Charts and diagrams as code
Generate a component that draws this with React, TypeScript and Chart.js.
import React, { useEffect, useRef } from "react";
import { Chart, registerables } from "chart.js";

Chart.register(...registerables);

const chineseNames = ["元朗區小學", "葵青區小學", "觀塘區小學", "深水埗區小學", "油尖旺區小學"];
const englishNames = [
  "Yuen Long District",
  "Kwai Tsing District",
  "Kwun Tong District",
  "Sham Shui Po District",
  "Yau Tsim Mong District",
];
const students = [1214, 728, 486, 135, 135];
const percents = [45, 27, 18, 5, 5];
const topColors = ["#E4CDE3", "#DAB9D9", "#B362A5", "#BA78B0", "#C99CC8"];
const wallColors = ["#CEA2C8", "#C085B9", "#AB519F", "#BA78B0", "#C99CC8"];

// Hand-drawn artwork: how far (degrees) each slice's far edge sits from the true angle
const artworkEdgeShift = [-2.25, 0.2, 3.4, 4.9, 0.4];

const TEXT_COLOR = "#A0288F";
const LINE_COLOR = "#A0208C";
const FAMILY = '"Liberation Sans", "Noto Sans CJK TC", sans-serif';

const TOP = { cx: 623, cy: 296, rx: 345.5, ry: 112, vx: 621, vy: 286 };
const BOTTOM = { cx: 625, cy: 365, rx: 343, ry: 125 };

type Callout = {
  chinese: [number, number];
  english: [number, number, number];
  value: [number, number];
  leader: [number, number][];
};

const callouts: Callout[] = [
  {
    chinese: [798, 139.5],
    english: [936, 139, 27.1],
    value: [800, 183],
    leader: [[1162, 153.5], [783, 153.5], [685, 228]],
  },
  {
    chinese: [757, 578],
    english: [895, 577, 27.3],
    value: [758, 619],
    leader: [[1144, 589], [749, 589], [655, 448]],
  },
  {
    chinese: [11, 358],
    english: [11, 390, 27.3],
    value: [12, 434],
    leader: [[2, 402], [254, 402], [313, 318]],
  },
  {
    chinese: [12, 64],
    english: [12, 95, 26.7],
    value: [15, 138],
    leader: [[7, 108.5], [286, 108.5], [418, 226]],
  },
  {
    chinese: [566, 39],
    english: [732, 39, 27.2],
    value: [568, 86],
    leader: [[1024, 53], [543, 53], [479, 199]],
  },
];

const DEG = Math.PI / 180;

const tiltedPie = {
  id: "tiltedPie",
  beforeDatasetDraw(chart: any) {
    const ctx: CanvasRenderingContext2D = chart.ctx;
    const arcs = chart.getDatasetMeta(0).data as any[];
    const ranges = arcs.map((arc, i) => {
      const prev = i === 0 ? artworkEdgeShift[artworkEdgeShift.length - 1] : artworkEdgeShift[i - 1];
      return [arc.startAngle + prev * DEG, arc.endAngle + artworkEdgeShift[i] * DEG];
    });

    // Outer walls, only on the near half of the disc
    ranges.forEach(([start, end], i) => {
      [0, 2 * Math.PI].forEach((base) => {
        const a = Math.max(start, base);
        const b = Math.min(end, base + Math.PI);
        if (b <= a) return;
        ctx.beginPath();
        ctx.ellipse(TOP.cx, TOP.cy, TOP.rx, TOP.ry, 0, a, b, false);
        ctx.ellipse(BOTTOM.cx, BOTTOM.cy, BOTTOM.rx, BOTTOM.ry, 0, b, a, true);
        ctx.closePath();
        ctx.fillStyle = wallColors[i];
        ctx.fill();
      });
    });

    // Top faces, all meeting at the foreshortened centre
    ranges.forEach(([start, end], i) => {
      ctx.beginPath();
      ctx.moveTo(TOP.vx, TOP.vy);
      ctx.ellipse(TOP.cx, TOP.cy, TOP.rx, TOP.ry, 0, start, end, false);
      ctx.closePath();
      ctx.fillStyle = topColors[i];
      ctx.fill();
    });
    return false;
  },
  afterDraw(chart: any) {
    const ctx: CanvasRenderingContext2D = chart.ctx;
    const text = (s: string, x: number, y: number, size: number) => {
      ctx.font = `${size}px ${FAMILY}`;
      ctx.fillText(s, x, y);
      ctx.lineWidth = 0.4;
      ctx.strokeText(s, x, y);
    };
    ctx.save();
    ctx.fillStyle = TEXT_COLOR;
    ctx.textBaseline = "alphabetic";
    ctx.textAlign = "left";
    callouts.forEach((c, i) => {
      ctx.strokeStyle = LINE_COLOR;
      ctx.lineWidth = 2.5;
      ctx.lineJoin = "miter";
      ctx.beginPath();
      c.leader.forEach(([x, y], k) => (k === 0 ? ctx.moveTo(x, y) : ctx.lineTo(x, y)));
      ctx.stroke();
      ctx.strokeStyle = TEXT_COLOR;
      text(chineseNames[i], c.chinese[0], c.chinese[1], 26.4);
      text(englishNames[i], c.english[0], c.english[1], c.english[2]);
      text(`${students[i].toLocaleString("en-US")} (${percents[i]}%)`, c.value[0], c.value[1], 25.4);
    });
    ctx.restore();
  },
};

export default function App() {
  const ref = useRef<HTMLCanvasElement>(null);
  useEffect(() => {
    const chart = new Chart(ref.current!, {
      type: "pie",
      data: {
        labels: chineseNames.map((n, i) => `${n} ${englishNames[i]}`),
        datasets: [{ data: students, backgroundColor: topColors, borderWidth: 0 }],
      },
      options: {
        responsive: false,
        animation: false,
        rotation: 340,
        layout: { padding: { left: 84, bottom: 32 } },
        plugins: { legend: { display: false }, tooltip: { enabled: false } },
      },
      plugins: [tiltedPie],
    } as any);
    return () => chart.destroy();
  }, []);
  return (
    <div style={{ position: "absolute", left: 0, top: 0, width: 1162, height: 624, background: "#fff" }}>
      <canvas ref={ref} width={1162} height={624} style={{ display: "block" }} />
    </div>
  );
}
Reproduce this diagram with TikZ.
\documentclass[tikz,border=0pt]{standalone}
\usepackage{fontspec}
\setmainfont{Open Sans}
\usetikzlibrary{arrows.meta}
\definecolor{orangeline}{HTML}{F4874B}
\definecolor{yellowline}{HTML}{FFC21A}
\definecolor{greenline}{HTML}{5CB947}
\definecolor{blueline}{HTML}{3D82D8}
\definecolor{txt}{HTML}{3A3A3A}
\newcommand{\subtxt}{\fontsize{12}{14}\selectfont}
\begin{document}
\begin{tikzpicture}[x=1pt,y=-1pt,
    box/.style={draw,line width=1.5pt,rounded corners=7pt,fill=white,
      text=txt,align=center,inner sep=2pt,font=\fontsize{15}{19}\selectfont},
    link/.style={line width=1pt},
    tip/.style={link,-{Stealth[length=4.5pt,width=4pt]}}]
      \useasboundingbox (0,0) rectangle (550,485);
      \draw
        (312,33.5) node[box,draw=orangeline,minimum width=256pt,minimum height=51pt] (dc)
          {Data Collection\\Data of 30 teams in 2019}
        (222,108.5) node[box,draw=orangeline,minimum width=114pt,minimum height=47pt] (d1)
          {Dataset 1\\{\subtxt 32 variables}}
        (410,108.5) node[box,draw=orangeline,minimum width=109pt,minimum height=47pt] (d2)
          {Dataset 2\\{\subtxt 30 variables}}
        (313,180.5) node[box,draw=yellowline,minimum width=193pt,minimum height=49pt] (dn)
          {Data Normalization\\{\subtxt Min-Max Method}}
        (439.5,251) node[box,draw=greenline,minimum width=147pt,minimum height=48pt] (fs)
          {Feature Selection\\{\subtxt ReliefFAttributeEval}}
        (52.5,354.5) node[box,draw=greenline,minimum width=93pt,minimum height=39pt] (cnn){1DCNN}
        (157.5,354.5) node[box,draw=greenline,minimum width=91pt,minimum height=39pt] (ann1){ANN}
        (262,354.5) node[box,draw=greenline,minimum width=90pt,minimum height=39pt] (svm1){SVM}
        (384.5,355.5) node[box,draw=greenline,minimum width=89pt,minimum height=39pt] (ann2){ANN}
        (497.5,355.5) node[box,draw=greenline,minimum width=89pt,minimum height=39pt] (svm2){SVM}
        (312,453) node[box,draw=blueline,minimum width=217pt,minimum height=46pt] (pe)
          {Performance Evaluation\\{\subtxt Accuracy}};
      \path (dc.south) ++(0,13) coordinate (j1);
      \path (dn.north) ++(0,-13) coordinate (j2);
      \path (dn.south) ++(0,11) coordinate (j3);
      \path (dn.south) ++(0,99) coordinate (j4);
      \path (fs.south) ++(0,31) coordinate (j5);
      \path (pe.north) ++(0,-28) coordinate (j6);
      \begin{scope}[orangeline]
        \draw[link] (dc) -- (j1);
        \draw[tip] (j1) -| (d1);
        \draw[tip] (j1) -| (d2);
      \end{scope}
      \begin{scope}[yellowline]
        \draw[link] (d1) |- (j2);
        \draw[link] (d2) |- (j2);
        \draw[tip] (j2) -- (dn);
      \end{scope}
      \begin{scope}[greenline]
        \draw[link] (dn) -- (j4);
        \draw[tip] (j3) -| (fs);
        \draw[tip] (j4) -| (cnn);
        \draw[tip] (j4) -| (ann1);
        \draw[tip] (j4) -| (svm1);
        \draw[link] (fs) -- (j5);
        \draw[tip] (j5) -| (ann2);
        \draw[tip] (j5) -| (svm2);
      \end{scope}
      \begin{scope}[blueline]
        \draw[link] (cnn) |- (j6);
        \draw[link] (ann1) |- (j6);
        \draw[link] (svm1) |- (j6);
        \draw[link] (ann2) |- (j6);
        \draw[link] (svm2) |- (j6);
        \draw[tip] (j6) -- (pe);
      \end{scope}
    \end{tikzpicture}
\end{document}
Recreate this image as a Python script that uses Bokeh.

§ Exercise goal: Write out again, exactly, the lines from the start of the entries up to and including the one with "Chart.register(...registerables);". Nothing else belongs in the reply.

§ Full answer:
Generate a component that draws this with React, TypeScript and Chart.js.
import React, { useEffect, useRef } from "react";
import { Chart, registerables } from "chart.js";

Chart.register(...registerables);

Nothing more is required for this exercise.